People might not have been as open about watching it during the ’90s, but I’ve seen lots of people reference it now, 15 or 20 years later.

Well, Sheila was always fond of saying that when she would have meetings in her office with all sorts of senior types, whether it’s Spike Lee or Bill Maher, or people on various projects. She always would offer different DVDs or VHS [tapes]. She would say, “Did you wanna see anything?” And they’d always play dumb and say [with Real Sex], “Oh, yeah, what is that show? I think I caught it once. I wouldn’t mind seeing more of those.”

Over the years, what do you think was the most popular segment that you did?

You know, I have actually no idea. I know there was one best of [show] called, The Orgasm Show. It was successful every time it ran. These shows did so well in reruns. And they still do. I mean, the ratings now are, of course, in the toilet across the board for everybody. The number of eyeballs on anything is ridiculous compared to what it was in the ’90s.

I guess back then you didn’t have Twitter or even a prevalent email for people to write in to tell you what they liked.

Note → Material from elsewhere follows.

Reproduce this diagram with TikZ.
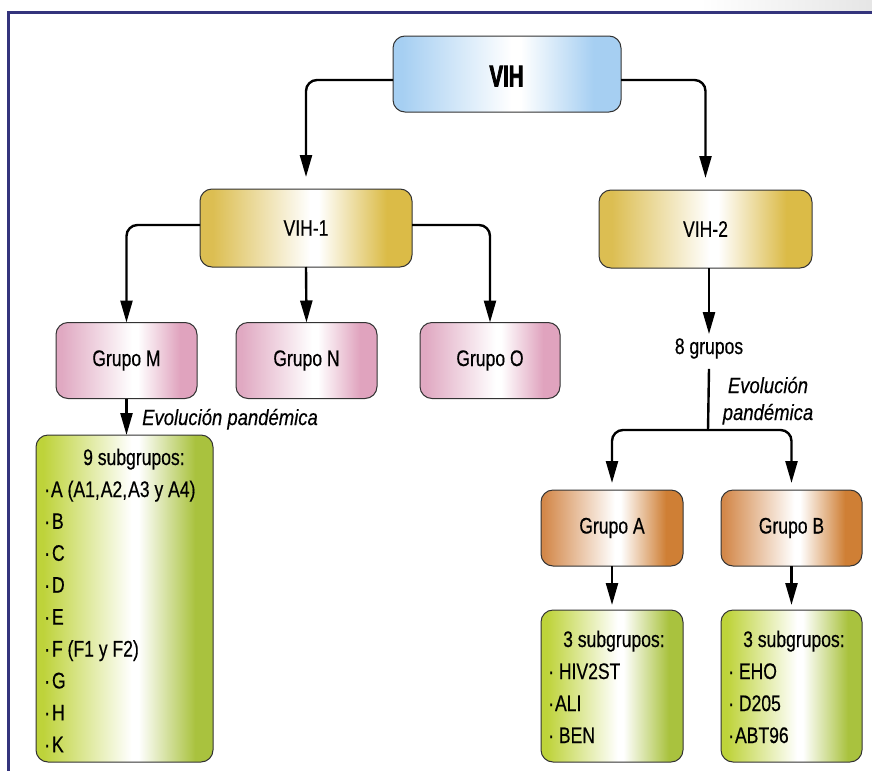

That’s exactly right. We had no real conversation about, “Wow, I love this piece” or “Not that piece.”

I think that the shows all rated very well, and it wasn’t like one show was a dud and the others were fabulous. They were all very comparable. Then it’s always a matter of what’s your competition that night. And it’s just another world now, as you certainly know. There’s no such thing as people watching things in their scheduled time.

What it was about the 1990s that enabled this show to exist and take off the way it did.

There was very little competition. I think it had a tremendous impact on the medium of television. In fact, somebody said it was like a 60 Minutes of sex. It was investigative, and it was pretty much acknowledged as not intending to be pornographic, but looking to be informative, humorous, lighthearted, and give out information. And all of that was wanted in the early ‘90s. You didn’t have so many other options available.

And it was surprising. Who had ever been able to see that kind of thing in a respectable way. In fact, there was no other way. I guess sex education tapes existed, because we did some stories on those. They’re usually pretty dreary. You know, how to do this with your partner. Things that are meant to educate, but they’re so stilted, stiff, and they’re not real people.

Do you have any other personal favorite segments?

Some of the travel ones were sensational, just for the sheer fun of that. We did one on this woman Cicciolina. She was an Italian politician, previously a porn star, who became the wife, for a brief while, of the artist Jeff Koons. She was just delightful, and we traveled about with her. So that was just kind of a lark and very fun.

Did you ever get an answer from Sheila about why she chose you to do this?

No. I just think she has a very good instinct. I think she just felt that I just had the spirit for it, and the humor, and the interest. She wouldn’t have gone for a guy. Most of the people that worked for her actually are women. But it was a leap, it’s true, from the family programming.

After I made the first [Real Sex] and it was really successful, there was another opportunity to do a second one of something I did called Buy Me That, which was about how the advertisers lure kids to these awful toys that fall apart, that they can’t make, and all that. There was gonna be a second one comparable to that one. Both options were offered to me, and I absolutely selected [Real Sex] for many reasons. It was, for me, much more creative. It was film, and that was more fun. The other was overseen by Consumer Reports, so it was a much more structured circumstance. And [Real Sex] was very free. It could be anything, all these crazy people doing outrageous things. And there were so many of them.